Under capitalism, the capitalists own the means of production. Workers are forced to sell their labor power and the capitalist exploits and oppresses them. With socialism, the main means of production are owned by the community. Thus, the distribution of products and the social surplus created by the producders is in their hands. Socialism properly implies above all things the co-operative control by the workers of the machinery of production. Public ownership by the State is not socialism – it is only state capitalism. We repeat, state ownership and control is not necessarily Socialism – if it were, then the Army, the Navy, the Police, the Judges, the Gaolers, all would all be socialist functionaries, as they are State officials – but the ownership by the State of all the land and materials for labour, combined with the co-operative control by the workers of such land and materials, would be socialism. Schemes of state and municipal ownership are but schemes for the perfectioning of the mechanism of capitalist government-schemes to make the capitalist regime respectable and efficient for the purposes of the capitalist. They represent the class-conscious instinct of the business man who feels that capitalist should not prey upon capitalist, while all may unite to prey upon the workers.

Capitalism has failed to provide a full and happy life for all everywhere throughout the world. Politicians of all shades of political opinion have tried to control capitalism; they have used all kinds of political and economic devices to try and iron out its contradictions and make it function smoothly; they have founded new parties and concepts — they have even tried calling it “socialism” and “communism” — but the system defeats their efforts. We don’t have to call on economic theory to prove capitalism’s innate contradictions and inability to function in the interests of all. The evidence of our contention stands blatantly forth throughout the entire world of capitalism: nowhere has capitalism, despite the fantastic development of its wealth producing techniques, solved any of the basic social problems that afflict humanity and, often, when some slight amelioration of these problems is effected by some puny scheme of social reform new problems are created, often greater than those at which the reform was aimed. The fact is that capitalism is a social system based on the exploitation of the overwhelming majority, the majority in fact that produces all wealth, the working class. This is the nature of the system and no form of political management can make the system run contrary to its nature.
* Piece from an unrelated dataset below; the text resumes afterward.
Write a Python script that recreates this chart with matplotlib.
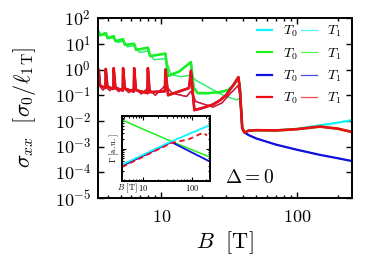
import numpy as np
import matplotlib
matplotlib.use('Agg')
import matplotlib.pyplot as plt
from matplotlib.lines import Line2D
from matplotlib.ticker import FixedLocator, FixedFormatter, NullFormatter, NullLocator

plt.rcParams['mathtext.fontset'] = 'cm'
plt.rcParams['font.family'] = ['DejaVu Serif']

# ---------------- data (log10 of sigma_xx) ----------------
# Shubnikov-de Haas regime (B < 39.5 T); cyan = green, blue = red there
green_T0_B = [3.40, 3.44, 3.54, 3.88, 4.00, 4.44, 4.58, 5.21, 5.38, 6.29, 6.50, 7.94, 8.25,
              10.7, 11.2, 13.5, 16.5, 17.3, 18.5, 22.0, 27.0, 31.0, 34.0, 36.0, 37.0, 38.0, 39.0]
green_T0_log = [1.44, 1.47, 1.33, 1.42, 1.22, 1.30, 1.10, 1.18, 0.96, 1.00, 0.76, 0.85, 0.52,
                0.62, -0.25, -0.08, 0.29, -0.70, -0.92, -0.92, -0.88, -0.80, -0.62, -0.42, -0.30, -0.75, -1.80]

green_T1_B = [3.40, 3.60, 3.88, 4.10, 4.44, 4.75, 5.21, 5.60, 6.29, 6.90, 7.94, 8.80, 10.7,
              11.8, 14.0, 16.5, 18.0, 22.7, 28.0, 33.0, 36.0, 37.5, 38.5, 39.0]
green_T1_log = [1.40, 1.33, 1.35, 1.20, 1.24, 1.05, 1.09, 0.88, 0.92, 0.66, 0.72, 0.38, 0.42,
                -0.20, -0.28, -0.22, -0.42, -0.72, -0.98, -1.12, -1.18, -1.12, -1.60, -1.95]

red_T0_B = [3.40, 3.44, 3.52, 3.86, 3.88, 3.99, 4.42, 4.44, 4.57, 5.18, 5.21, 5.37, 6.25, 6.29,
            6.48, 7.89, 7.94, 8.18, 10.6, 10.7, 11.2, 16.0, 16.5, 17.5, 20.0, 24.0, 27.0, 30.0,
            34.0, 36.0, 37.0, 38.0, 39.0]
red_T0_log = [-0.55, 0.00, -0.62, -0.72, 0.02, -0.66, -0.76, 0.05, -0.70, -0.82, 0.05, -0.74, -0.86, 0.05,
              -0.80, -0.92, 0.05, -0.88, -0.85, 0.00, -1.00, -0.72, -0.05, -1.58, -1.50, -1.36, -1.20, -1.00,
              -0.60, -0.40, -0.30, -0.80, -1.80]

red_T1_B = [3.40, 3.44, 3.70, 3.88, 4.15, 4.44, 4.85, 5.21, 5.75, 6.29, 7.10, 7.94, 9.00, 10.7,
            12.0, 15.3, 16.5, 18.0, 24.0, 28.0, 32.0, 35.0, 36.8, 38.0, 39.0]
red_T1_log = [-0.70, -0.60, -0.80, -0.66, -0.82, -0.68, -0.86, -0.70, -0.90, -0.72, -0.95, -0.72, -1.00, -0.62,
              -0.92, -1.05, -0.85, -1.25, -1.46, -1.30, -0.95, -0.75, -0.62, -1.00, -1.85]

# high-field regime (B >= 39.5 T)
tail_B = [39.5, 41.0, 44.0, 50.0, 70.0, 100.0, 148.0, 200.0, 255.0]
red_tail_log = [-2.28, -2.45, -2.38, -2.36, -2.37, -2.32, -2.22, -2.30, -2.43]
cyan_tail_log = [-2.28, -2.45, -2.38, -2.36, -2.37, -2.31, -2.17, -2.07, -1.97]
blue_tail_log = [-2.28, -2.45, -2.55, -2.68, -2.92, -3.12, -3.32, -3.45, -3.56]

# inset: Gamma (a.u.)
inset_green_B = [3.6, 37.8, 235.0]
inset_green = [0.88, 0.22, -0.26]
inset_blue_B = [3.6, 37.8, 235.0]
inset_blue = [-0.54, 0.20, -0.40]
inset_cyan_B = [3.6, 37.8, 235.0]
inset_cyan = [-0.50, 0.22, 0.72]
inset_red_B = [3.6, 37.8, 88.0, 150.0, 175.0, 205.0]
inset_red = [-0.57, 0.17, 0.29, 0.45, 0.48, 0.40]

ytick_vals = [1e-5, 1e-4, 1e-3, 1e-2, 1e-1, 1e0, 1e1, 1e2]
ytick_labels = [r'$10^{-5}$', r'$10^{-4}$', r'$10^{-3}$', r'$10^{-2}$', r'$10^{-1}$',
                r'$10^{0}$', r'$10^{1}$', r'$10^{2}$']
xtick_vals = [10, 100]
xtick_labels = [r'$10$', r'$100$']

C_CYAN = '#10f4ff'
C_GREEN = '#1ef01e'
C_BLUE = '#1010e0'
C_RED = '#ec0f14'

def P(a):
    return 10.0 ** np.asarray(a)

fig = plt.figure(figsize=(3.74, 2.62), dpi=100)
ax = fig.add_axes([0.262, 0.244, 0.679, 0.687])
ax.set_xscale('log')
ax.set_yscale('log')

lw0, lw1, a1 = 1.6, 0.9, 0.75
# cyan
ax.plot(green_T0_B + tail_B, P(green_T0_log + cyan_tail_log), color=C_CYAN, lw=lw0)
ax.plot(green_T1_B + tail_B, P(green_T1_log + cyan_tail_log), color=C_CYAN, lw=lw1, alpha=a1)
# green
ax.plot(green_T0_B + tail_B, P(green_T0_log + red_tail_log), color=C_GREEN, lw=lw0 + 0.2)
ax.plot(green_T1_B + tail_B, P(green_T1_log + red_tail_log), color=C_GREEN, lw=lw1, alpha=a1)
# blue
ax.plot(red_T0_B + tail_B, P(red_T0_log + blue_tail_log), color=C_BLUE, lw=lw0)
ax.plot(red_T1_B + tail_B, P(red_T1_log + blue_tail_log), color=C_BLUE, lw=lw1, alpha=a1)
# red
ax.plot(red_T0_B + tail_B, P(red_T0_log + red_tail_log), color=C_RED, lw=lw0 + 0.3)
ax.plot(red_T1_B + tail_B, P(red_T1_log + red_tail_log), color=C_RED, lw=lw1 + 0.2, alpha=0.85)

ax.set_xlim(3.4, 255)
ax.set_ylim(1e-5, 1e2)
ax.yaxis.set_major_locator(FixedLocator(ytick_vals))
ax.yaxis.set_major_formatter(FixedFormatter(ytick_labels))
ax.yaxis.set_minor_locator(NullLocator())
ax.xaxis.set_major_locator(FixedLocator(xtick_vals))
ax.xaxis.set_major_formatter(FixedFormatter(xtick_labels))
ax.xaxis.set_minor_formatter(NullFormatter())
ax.tick_params(which='both', direction='in', top=True, right=True, width=1.0)
ax.tick_params(which='major', length=4, labelsize=13)
ax.tick_params(which='minor', length=2)
ax.tick_params(axis='x', pad=7)
ax.tick_params(axis='y', pad=5)
for s in ax.spines.values():
    s.set_linewidth(1.4)

fig.text(25 / 374, 1 - 107 / 262, r'$\sigma_{xx}\ \ [\sigma_0/\ell_{1\,\mathrm{T}}]$',
         rotation=90, ha='center', va='center', fontsize=16)
fig.text(225 / 374, 1 - 243 / 262, r'$B\ \ [\mathrm{T}]$', ha='center', va='center', fontsize=16)
fig.text(250 / 374, 1 - 178 / 262, r'$\Delta=0$', ha='center', va='center', fontsize=14)

# legend
handles = [
    Line2D([], [], color=C_CYAN, lw=lw0), Line2D([], [], color=C_GREEN, lw=lw0),
    Line2D([], [], color=C_BLUE, lw=lw0), Line2D([], [], color=C_RED, lw=lw0),
    Line2D([], [], color=C_CYAN, lw=lw1, alpha=a1), Line2D([], [], color=C_GREEN, lw=lw1, alpha=a1),
    Line2D([], [], color=C_BLUE, lw=lw1, alpha=a1), Line2D([], [], color=C_RED, lw=lw1, alpha=a1),
]
labels = [r'$T_0$'] * 4 + [r'$T_1$'] * 4
fig.legend(handles, labels, ncol=2, loc='upper left', bbox_to_anchor=(257 / 374, 1 - 24 / 262),
           frameon=False, fontsize=10, handlelength=1.1, handletextpad=0.75, columnspacing=0.3,
           labelspacing=0.5, borderpad=0, borderaxespad=0)

# inset
axi = fig.add_axes([0.326, 0.309, 0.235, 0.248])
axi.set_xscale('log')
axi.set_yscale('log')
axi.plot(inset_green_B, P(inset_green), color=C_GREEN, lw=1.1)
axi.plot(inset_blue_B, P(inset_blue), color=C_BLUE, lw=1.3)
axi.plot(inset_cyan_B, P(inset_cyan), color=C_CYAN, lw=1.3)
axi.plot(inset_red_B, P(inset_red), color=C_RED, lw=1.3, ls=(0, (3, 2)))
axi.set_xlim(3.6, 235)
axi.set_ylim(0.1, 10)
axi.xaxis.set_major_locator(FixedLocator(xtick_vals))
axi.xaxis.set_major_formatter(FixedFormatter(xtick_labels))
axi.xaxis.set_minor_formatter(NullFormatter())
axi.yaxis.set_major_formatter(NullFormatter())
axi.yaxis.set_minor_formatter(NullFormatter())
axi.tick_params(which='both', direction='in', top=True, right=True, width=0.8, labelsize=6, pad=1.5)
axi.tick_params(which='major', length=3)
axi.tick_params(which='minor', length=1.5)
for s in axi.spines.values():
    s.set_linewidth(1.4)
fig.text(127 / 374, 1 - 188 / 262, r'$B\ [\mathrm{T}]$', ha='center', va='center', fontsize=6)
fig.text(114 / 374, 1 - 148 / 262, r'$\Gamma\ [\mathrm{a.u.}]$', rotation=90,
         ha='center', va='center', fontsize=6)

fig.savefig('out.png', dpi=100)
Throughout the world the competition among the working class for their needs in a system of organised scarcity becomes a weapon in the hands of politicians anxious to secure the support of the workers. Group features like religion, colour and ethnic origin are conveniently related to this competition by some politicians who accuse “them” of being responsible for “our” problems while other politicians disguise the real source of the problem by blaming it on the tensions, bigotries and prejudices induced by these bigots or racialists.

There is one group of organisations that does not make the claim that it has the ability, sincerity, wisdom and all the other qualities—claimed, by implication, to be the monopoly of the various contenders for political office—to run capitalism in such a way as to eradicate poverty, slums, unemployment, violence, etc. That organisation is the World Socialist Movement. It explains how capitalism is the cause of the problems wage and salary workers face today and how only socialism will provide the framework within which they can be solved for good. It points out how, in modern political conditions, the way to socialism is through the democratic political action of a majority of convinced socialists using the ballot box and parliament to win political control. It exposes as futile the policy of trying to deal with social problems by means of reforms of capitalism and shows that nationalisation is merely state capitalism. The relatively backward countries present no barrier to the immediate establishment of socialism throughout the world, the WSM explains, because the modern industrial system that now covers the world is quite capable of turning out an abundance of wealth for all the world’s population, wherever they live, to enjoy. And what about human nature? This too is answered by showing that the view that man is born lazy, greedy and aggressive is nonsense. Human behaviour depends on the society human beings live in and nothing anthropologists and other social scientists have found shows that human beings are incapable of co-operating on the basis of common ownership to produce an abundance of wealth from which they can take freely according to their needs.

The WSM. and its companion parties overseas, claim that, no more than all the other political parties could they run the present system to the satisfaction of all. Hence our struggle is not to win a mandate to run capitalism’s production for profit scheme, with or without amendments. Our struggle is to bring to our fellow members of the working class an understanding of the only alternative to capitalism, socialism, and provide a revolutionary party for the use of that knowledge. We do not ask the working class to vote for us to reform capitalism; we ask them to vote with us to abolish it!